OBJECTIVE
Extract every record, keeping each one exactly as it is.

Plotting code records
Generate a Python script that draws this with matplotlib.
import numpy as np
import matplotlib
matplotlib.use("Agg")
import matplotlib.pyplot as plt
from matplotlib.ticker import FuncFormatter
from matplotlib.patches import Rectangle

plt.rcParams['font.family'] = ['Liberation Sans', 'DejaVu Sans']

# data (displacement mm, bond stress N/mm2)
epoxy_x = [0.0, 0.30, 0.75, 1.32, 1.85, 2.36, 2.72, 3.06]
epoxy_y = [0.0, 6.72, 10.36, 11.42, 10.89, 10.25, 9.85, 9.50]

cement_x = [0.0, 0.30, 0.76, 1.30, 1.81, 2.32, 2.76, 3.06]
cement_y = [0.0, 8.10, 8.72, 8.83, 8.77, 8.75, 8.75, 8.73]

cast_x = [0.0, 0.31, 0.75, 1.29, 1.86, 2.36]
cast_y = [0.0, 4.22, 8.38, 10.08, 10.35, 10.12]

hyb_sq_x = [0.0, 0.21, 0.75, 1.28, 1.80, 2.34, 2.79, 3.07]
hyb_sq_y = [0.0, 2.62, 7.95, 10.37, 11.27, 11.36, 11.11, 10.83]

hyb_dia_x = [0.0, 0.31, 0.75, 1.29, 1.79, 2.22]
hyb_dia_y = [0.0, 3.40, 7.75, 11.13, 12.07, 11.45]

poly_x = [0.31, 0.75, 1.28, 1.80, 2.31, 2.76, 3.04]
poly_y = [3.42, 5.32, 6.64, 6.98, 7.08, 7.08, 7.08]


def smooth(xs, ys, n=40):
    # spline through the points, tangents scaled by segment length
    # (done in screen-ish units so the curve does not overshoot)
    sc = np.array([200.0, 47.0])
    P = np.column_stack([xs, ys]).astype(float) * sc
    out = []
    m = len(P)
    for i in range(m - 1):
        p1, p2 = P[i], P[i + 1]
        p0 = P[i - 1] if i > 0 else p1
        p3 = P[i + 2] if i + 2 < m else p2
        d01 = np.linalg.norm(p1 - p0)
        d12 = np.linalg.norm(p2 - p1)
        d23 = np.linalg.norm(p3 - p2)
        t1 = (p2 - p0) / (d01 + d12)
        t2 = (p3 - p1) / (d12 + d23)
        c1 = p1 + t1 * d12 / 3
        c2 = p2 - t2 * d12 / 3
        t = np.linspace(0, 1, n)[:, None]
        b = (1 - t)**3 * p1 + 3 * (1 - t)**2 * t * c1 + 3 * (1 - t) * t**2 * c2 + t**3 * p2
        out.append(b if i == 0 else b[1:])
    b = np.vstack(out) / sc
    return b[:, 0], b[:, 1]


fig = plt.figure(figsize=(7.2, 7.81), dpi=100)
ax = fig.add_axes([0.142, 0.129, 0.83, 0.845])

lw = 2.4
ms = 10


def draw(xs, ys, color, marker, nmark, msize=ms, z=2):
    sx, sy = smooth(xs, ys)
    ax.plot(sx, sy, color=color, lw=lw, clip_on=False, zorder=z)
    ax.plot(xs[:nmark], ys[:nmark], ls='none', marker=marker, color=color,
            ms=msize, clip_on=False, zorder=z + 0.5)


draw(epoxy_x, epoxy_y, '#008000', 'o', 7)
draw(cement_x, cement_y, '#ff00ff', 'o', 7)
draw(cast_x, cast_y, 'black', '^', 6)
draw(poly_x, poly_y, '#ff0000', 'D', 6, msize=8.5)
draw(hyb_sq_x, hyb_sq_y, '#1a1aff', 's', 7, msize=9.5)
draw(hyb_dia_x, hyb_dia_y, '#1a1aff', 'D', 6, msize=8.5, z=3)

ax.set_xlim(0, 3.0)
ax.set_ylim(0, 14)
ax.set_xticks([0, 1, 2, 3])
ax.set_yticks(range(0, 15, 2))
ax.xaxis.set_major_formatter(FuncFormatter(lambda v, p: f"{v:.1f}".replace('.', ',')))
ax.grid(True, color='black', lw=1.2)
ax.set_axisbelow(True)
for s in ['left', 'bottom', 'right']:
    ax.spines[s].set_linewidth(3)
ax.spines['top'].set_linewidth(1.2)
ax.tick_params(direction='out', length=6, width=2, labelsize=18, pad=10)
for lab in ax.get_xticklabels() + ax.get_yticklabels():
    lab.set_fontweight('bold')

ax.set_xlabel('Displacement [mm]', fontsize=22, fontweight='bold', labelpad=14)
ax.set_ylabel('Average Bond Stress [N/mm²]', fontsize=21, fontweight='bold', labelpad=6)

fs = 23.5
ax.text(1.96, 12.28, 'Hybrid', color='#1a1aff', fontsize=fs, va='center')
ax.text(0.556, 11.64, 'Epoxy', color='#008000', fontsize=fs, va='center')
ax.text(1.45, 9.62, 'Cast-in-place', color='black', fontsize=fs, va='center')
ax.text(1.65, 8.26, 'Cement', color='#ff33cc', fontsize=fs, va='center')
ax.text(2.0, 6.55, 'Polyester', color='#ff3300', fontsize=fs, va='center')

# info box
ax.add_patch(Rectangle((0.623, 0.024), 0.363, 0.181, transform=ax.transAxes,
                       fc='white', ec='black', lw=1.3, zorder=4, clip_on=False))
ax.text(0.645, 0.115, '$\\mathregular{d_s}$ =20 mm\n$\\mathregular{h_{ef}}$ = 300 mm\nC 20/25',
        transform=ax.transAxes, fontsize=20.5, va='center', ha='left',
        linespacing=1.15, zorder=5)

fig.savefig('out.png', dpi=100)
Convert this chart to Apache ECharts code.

RESULT OF THE EXERCISE
Generate a Python script that draws this with matplotlib.
import numpy as np
import matplotlib
matplotlib.use("Agg")
import matplotlib.pyplot as plt
from matplotlib.ticker import FuncFormatter
from matplotlib.patches import Rectangle

plt.rcParams['font.family'] = ['Liberation Sans', 'DejaVu Sans']

# data (displacement mm, bond stress N/mm2)
epoxy_x = [0.0, 0.30, 0.75, 1.32, 1.85, 2.36, 2.72, 3.06]
epoxy_y = [0.0, 6.72, 10.36, 11.42, 10.89, 10.25, 9.85, 9.50]

cement_x = [0.0, 0.30, 0.76, 1.30, 1.81, 2.32, 2.76, 3.06]
cement_y = [0.0, 8.10, 8.72, 8.83, 8.77, 8.75, 8.75, 8.73]

cast_x = [0.0, 0.31, 0.75, 1.29, 1.86, 2.36]
cast_y = [0.0, 4.22, 8.38, 10.08, 10.35, 10.12]

hyb_sq_x = [0.0, 0.21, 0.75, 1.28, 1.80, 2.34, 2.79, 3.07]
hyb_sq_y = [0.0, 2.62, 7.95, 10.37, 11.27, 11.36, 11.11, 10.83]

hyb_dia_x = [0.0, 0.31, 0.75, 1.29, 1.79, 2.22]
hyb_dia_y = [0.0, 3.40, 7.75, 11.13, 12.07, 11.45]

poly_x = [0.31, 0.75, 1.28, 1.80, 2.31, 2.76, 3.04]
poly_y = [3.42, 5.32, 6.64, 6.98, 7.08, 7.08, 7.08]


def smooth(xs, ys, n=40):
    # spline through the points, tangents scaled by segment length
    # (done in screen-ish units so the curve does not overshoot)
    sc = np.array([200.0, 47.0])
    P = np.column_stack([xs, ys]).astype(float) * sc
    out = []
    m = len(P)
    for i in range(m - 1):
        p1, p2 = P[i], P[i + 1]
        p0 = P[i - 1] if i > 0 else p1
        p3 = P[i + 2] if i + 2 < m else p2
        d01 = np.linalg.norm(p1 - p0)
        d12 = np.linalg.norm(p2 - p1)
        d23 = np.linalg.norm(p3 - p2)
        t1 = (p2 - p0) / (d01 + d12)
        t2 = (p3 - p1) / (d12 + d23)
        c1 = p1 + t1 * d12 / 3
        c2 = p2 - t2 * d12 / 3
        t = np.linspace(0, 1, n)[:, None]
        b = (1 - t)**3 * p1 + 3 * (1 - t)**2 * t * c1 + 3 * (1 - t) * t**2 * c2 + t**3 * p2
        out.append(b if i == 0 else b[1:])
    b = np.vstack(out) / sc
    return b[:, 0], b[:, 1]


fig = plt.figure(figsize=(7.2, 7.81), dpi=100)
ax = fig.add_axes([0.142, 0.129, 0.83, 0.845])

lw = 2.4
ms = 10


def draw(xs, ys, color, marker, nmark, msize=ms, z=2):
    sx, sy = smooth(xs, ys)
    ax.plot(sx, sy, color=color, lw=lw, clip_on=False, zorder=z)
    ax.plot(xs[:nmark], ys[:nmark], ls='none', marker=marker, color=color,
            ms=msize, clip_on=False, zorder=z + 0.5)


draw(epoxy_x, epoxy_y, '#008000', 'o', 7)
draw(cement_x, cement_y, '#ff00ff', 'o', 7)
draw(cast_x, cast_y, 'black', '^', 6)
draw(poly_x, poly_y, '#ff0000', 'D', 6, msize=8.5)
draw(hyb_sq_x, hyb_sq_y, '#1a1aff', 's', 7, msize=9.5)
draw(hyb_dia_x, hyb_dia_y, '#1a1aff', 'D', 6, msize=8.5, z=3)

ax.set_xlim(0, 3.0)
ax.set_ylim(0, 14)
ax.set_xticks([0, 1, 2, 3])
ax.set_yticks(range(0, 15, 2))
ax.xaxis.set_major_formatter(FuncFormatter(lambda v, p: f"{v:.1f}".replace('.', ',')))
ax.grid(True, color='black', lw=1.2)
ax.set_axisbelow(True)
for s in ['left', 'bottom', 'right']:
    ax.spines[s].set_linewidth(3)
ax.spines['top'].set_linewidth(1.2)
ax.tick_params(direction='out', length=6, width=2, labelsize=18, pad=10)
for lab in ax.get_xticklabels() + ax.get_yticklabels():
    lab.set_fontweight('bold')

ax.set_xlabel('Displacement [mm]', fontsize=22, fontweight='bold', labelpad=14)
ax.set_ylabel('Average Bond Stress [N/mm²]', fontsize=21, fontweight='bold', labelpad=6)

fs = 23.5
ax.text(1.96, 12.28, 'Hybrid', color='#1a1aff', fontsize=fs, va='center')
ax.text(0.556, 11.64, 'Epoxy', color='#008000', fontsize=fs, va='center')
ax.text(1.45, 9.62, 'Cast-in-place', color='black', fontsize=fs, va='center')
ax.text(1.65, 8.26, 'Cement', color='#ff33cc', fontsize=fs, va='center')
ax.text(2.0, 6.55, 'Polyester', color='#ff3300', fontsize=fs, va='center')

# info box
ax.add_patch(Rectangle((0.623, 0.024), 0.363, 0.181, transform=ax.transAxes,
                       fc='white', ec='black', lw=1.3, zorder=4, clip_on=False))
ax.text(0.645, 0.115, '$\\mathregular{d_s}$ =20 mm\n$\\mathregular{h_{ef}}$ = 300 mm\nC 20/25',
        transform=ax.transAxes, fontsize=20.5, va='center', ha='left',
        linespacing=1.15, zorder=5)

fig.savefig('out.png', dpi=100)
Convert this chart to Apache ECharts code.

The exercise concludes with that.